Most of the things that people actually do with their computers (or, their phones) – such as, say, noodling around on this forum ;) – are "definitely computationally trivial." So, someone may well have decided that they don't need fans ... just as, not so long ago, they decided that we don't need CD/DVD players. :evil:

 

Me? I'd probably pick something "beefier." (Although I've already quickly discovered that my MacBook Pro absolutely can't handle very CPU-intensive tasks like "conventional 3D rendering!")

I don't know about the new models, but I beat the heck out of that older Air with some GarageBand but also a lot of work with Adobe Premiere (rendering is pretty compute-intensive) and XCode (compiling big software systems can also peg your meters for a while). As engadget wrote in 2018,

Now, my 12-inch MacBook is a perfectly good word processor, web browser and occasional image editor. But it can't do what my old, 2013 MacBook Air could. I abused that machine with unnecessarily heavy workloads -- Premiere, InDesign, Photoshop and the like -- for years.
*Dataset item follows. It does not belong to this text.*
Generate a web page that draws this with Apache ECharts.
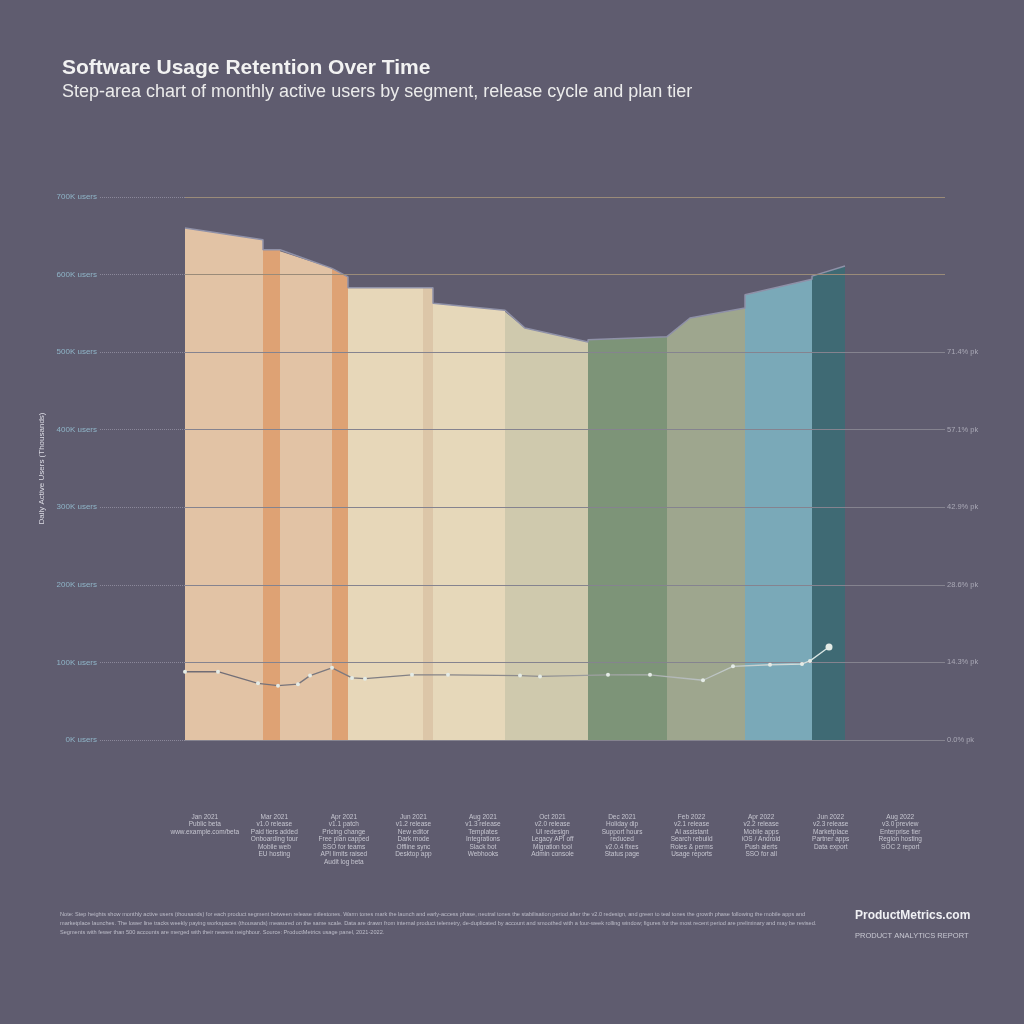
<!DOCTYPE html>
<html>
<head>
<meta charset="utf-8">
<script src="https://cdn.jsdelivr.net/npm/echarts@6/dist/echarts.min.js"></script>
<style>
  html, body { margin: 0; padding: 0; background: #5f5c6f; }
  #chart { width: 1024px; height: 1024px; }
</style>
</head>
<body>
<div id="chart"></div>
<script>
// ---------- data ----------
// time axis in weeks since launch; values in thousands of active users
const segStart = [0, 7.8, 9.5, 14.7, 16.3, 23.8, 24.8, 32.0, 34.0, 40.3, 48.2, 50.5, 56.0, 62.7];
const segEnd   = [7.8, 9.5, 14.7, 16.3, 23.8, 24.8, 32.0, 34.0, 40.3, 48.2, 50.5, 56.0, 62.7, 66.0];
const topStart = [660, 632, 630, 608, 583, 583, 563, 552, 531, 516, 520, 544, 574, 598];
const topEnd   = [645, 632, 608, 597, 583, 583, 554, 531, 513, 520, 544, 557, 594, 611];

const trendX = [0, 3.3, 7.3, 9.3, 11.3, 12.5, 14.7, 16.7, 18.0, 22.7, 26.3, 33.5, 35.5, 42.3, 46.5, 51.8, 54.8, 58.5, 61.7, 62.5, 64.4];
const trendY = [88, 88, 73, 70, 72, 83, 93, 80, 79, 84, 84, 83, 82, 84, 84, 77, 95, 97, 98, 102, 120];

const gridValues = [0, 100, 200, 300, 400, 500, 600, 700];

const releaseLabels = [
  'Jan 2021\nPublic beta\nwww.example.com/beta',
  'Mar 2021\nv1.0 release\nPaid tiers added\nOnboarding tour\nMobile web\nEU hosting',
  'Apr 2021\nv1.1 patch\nPricing change\nFree plan capped\nSSO for teams\nAPI limits raised\nAudit log beta',
  'Jun 2021\nv1.2 release\nNew editor\nDark mode\nOffline sync\nDesktop app',
  'Aug 2021\nv1.3 release\nTemplates\nIntegrations\nSlack bot\nWebhooks',
  'Oct 2021\nv2.0 release\nUI redesign\nLegacy API off\nMigration tool\nAdmin console',
  'Dec 2021\nHoliday dip\nSupport hours\nreduced\nv2.0.4 fixes\nStatus page',
  'Feb 2022\nv2.1 release\nAI assistant\nSearch rebuild\nRoles & perms\nUsage reports',
  'Apr 2022\nv2.2 release\nMobile apps\niOS / Android\nPush alerts\nSSO for all',
  'Jun 2022\nv2.3 release\nMarketplace\nPartner apps\nData export',
  'Aug 2022\nv3.0 preview\nEnterprise tier\nRegion hosting\nSOC 2 report'
];

// ---------- style ----------
const segColors = ['#e2c3a5', '#dea274', '#e2c3a5', '#dea274', '#e7d7b9', '#dcc6a8', '#e6d8ba',
                   '#cfc9ad', '#cfc9ad', '#7d9478', '#9ea68e', '#9ea68e', '#7aa9b8', '#3f6a74'];

const segData = segStart.map((s, i) => [s, segEnd[i], topStart[i], topEnd[i]]);
const outline = [];
segStart.forEach((s, i) => { outline.push([s, topStart[i]]); outline.push([segEnd[i], topEnd[i]]); });
const trendData = trendX.map((x, i) => [x, trendY[i]]);

const footerNote = 'Note: Step heights show monthly active users (thousands) for each product segment between release milestones. Warm tones mark the launch and early-access phase, neutral tones the stabilisation period after the v2.0 redesign, and green to teal tones the growth phase following the mobile apps and marketplace launches. The lower line tracks weekly paying workspaces (thousands) measured on the same scale. Data are drawn from internal product telemetry, de-duplicated by account and smoothed with a four-week rolling window; figures for the most recent period are preliminary and may be revised. Segments with fewer than 500 accounts are merged with their nearest neighbour. Source: ProductMetrics usage panel, 2021-2022.';

const gridColor = v => v >= 600 ? '#9a8b79' : '#85838f';

const chart = echarts.init(document.getElementById('chart'));
chart.setOption({
  backgroundColor: '#5f5c6f',
  animation: false,
  title: {
    text: 'Software Usage Retention Over Time',
    subtext: 'Step-area chart of monthly active users by segment, release cycle and plan tier',
    left: 57, top: 53, itemGap: 4,
    textStyle: { color: '#f2f2f2', fontSize: 21, fontWeight: 'bold', fontFamily: 'Liberation Sans' },
    subtextStyle: { color: '#ebebeb', fontSize: 18, fontFamily: 'Liberation Sans' }
  },
  grid: [
    { left: 185, right: 79, top: 197, bottom: 284 },
    { left: 170, right: 89, top: 808, height: 1 }
  ],
  xAxis: [
    { type: 'value', gridIndex: 0, min: 0, max: 76, show: false },
    { type: 'category', gridIndex: 1, data: releaseLabels,
      axisLine: { show: false }, axisTick: { show: false }, splitLine: { show: false },
      position: 'bottom',
      axisLabel: { interval: 0, color: '#c6c6d0', fontSize: 6.5, lineHeight: 7.5, margin: 4,
                   fontFamily: 'Liberation Sans', verticalAlign: 'top' } }
  ],
  yAxis: [
    { type: 'value', gridIndex: 0, min: 0, max: 700, interval: 100, z: 5,
      name: 'Daily Active Users (Thousands)', nameLocation: 'middle', nameGap: 133,
      nameTextStyle: { color: '#dcdce4', fontSize: 8, fontFamily: 'Liberation Sans' },
      axisLine: { show: false },
      axisTick: { show: true, length: 85, lineStyle: { color: '#8b889a', type: 'dotted' } },
      axisLabel: { color: '#8fb5c8', fontSize: 8, margin: 88, formatter: v => v + 'K users',
                   fontFamily: 'Liberation Sans' },
      splitLine: { show: false } },
    { type: 'value', gridIndex: 0, min: 0, max: 700, interval: 100, position: 'right',
      axisLine: { show: false }, axisTick: { show: false }, splitLine: { show: false },
      axisLabel: { color: '#a9a8b5', fontSize: 7.5, margin: 2, fontFamily: 'Liberation Sans',
                   formatter: v => v >= 600 ? '' : (v / 7).toFixed(1) + '% pk' } },
    { type: 'value', gridIndex: 1, show: false }
  ],
  series: [
    { type: 'custom', xAxisIndex: 0, yAxisIndex: 0, z: 2,
      data: segData,
      renderItem: function (params, api) {
        const x0 = api.value(0), x1 = api.value(1), v0 = api.value(2), v1 = api.value(3);
        const b0 = api.coord([x0, 0]), b1 = api.coord([x1, 0]);
        const t0 = api.coord([x0, v0]), t1 = api.coord([x1, v1]);
        return { type: 'polygon', shape: { points: [b0, t0, t1, b1] },
                 style: { fill: segColors[params.dataIndex] } };
      },
      markLine: {
        silent: true, symbol: 'none', label: { show: false },
        data: gridValues.map(v => ({ yAxis: v,
          lineStyle: { color: gridColor(v), width: 1, type: 'solid' } }))
      } },
    { type: 'line', xAxisIndex: 0, yAxisIndex: 0, z: 3, data: outline, showSymbol: false,
      lineStyle: { color: '#8f91a8', width: 1.5 } },
    { type: 'line', xAxisIndex: 0, yAxisIndex: 0, z: 6, data: trendData,
      symbol: 'circle', symbolSize: (v, p) => p.dataIndex === trendData.length - 1 ? 7 : 4,
      itemStyle: { color: '#e4ebe6' },
      lineStyle: { width: 1.3, color: new echarts.graphic.LinearGradient(0, 0, 1, 0, [
        { offset: 0, color: '#6e6a73' }, { offset: 0.55, color: '#8f8e90' }, { offset: 1, color: '#dbe8e6' }]) } },
    { type: 'line', xAxisIndex: 1, yAxisIndex: 2, data: [], silent: true }
  ],
  graphic: [
    { type: 'text', left: 60, top: 910,
      style: { text: footerNote, width: 775, overflow: 'break', fill: '#bdbdc9',
               font: '5.6px "Liberation Sans"', lineHeight: 9 } },
    { type: 'text', left: 855, top: 910,
      style: { text: 'ProductMetrics.com', fill: '#f0f0f4',
               font: 'bold 12px "Liberation Sans Narrow", "Liberation Sans"' } },
    { type: 'text', left: 855, top: 932,
      style: { text: 'PRODUCT ANALYTICS REPORT', fill: '#c8c8d2',
               font: '7.5px "Liberation Sans Narrow", "Liberation Sans"' } }
  ]
});
</script>
</body>
</html>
It was never massively fast, and it often sounded like it was about to hover off my desk, but it was definitely capable of ploughing through complex tasks, so long as you had the patience.

As to your inclination for something beefier, that sounds like wisdom built on experience. I'm interested, what makes you say your MB Pro can't handle very CPU-intensive tasks? What happens? My own 15" 2018 (2.9 GHz 6-core i9, 32 MB RAM) has been solid for me, though the fans work VERY hard sometimes!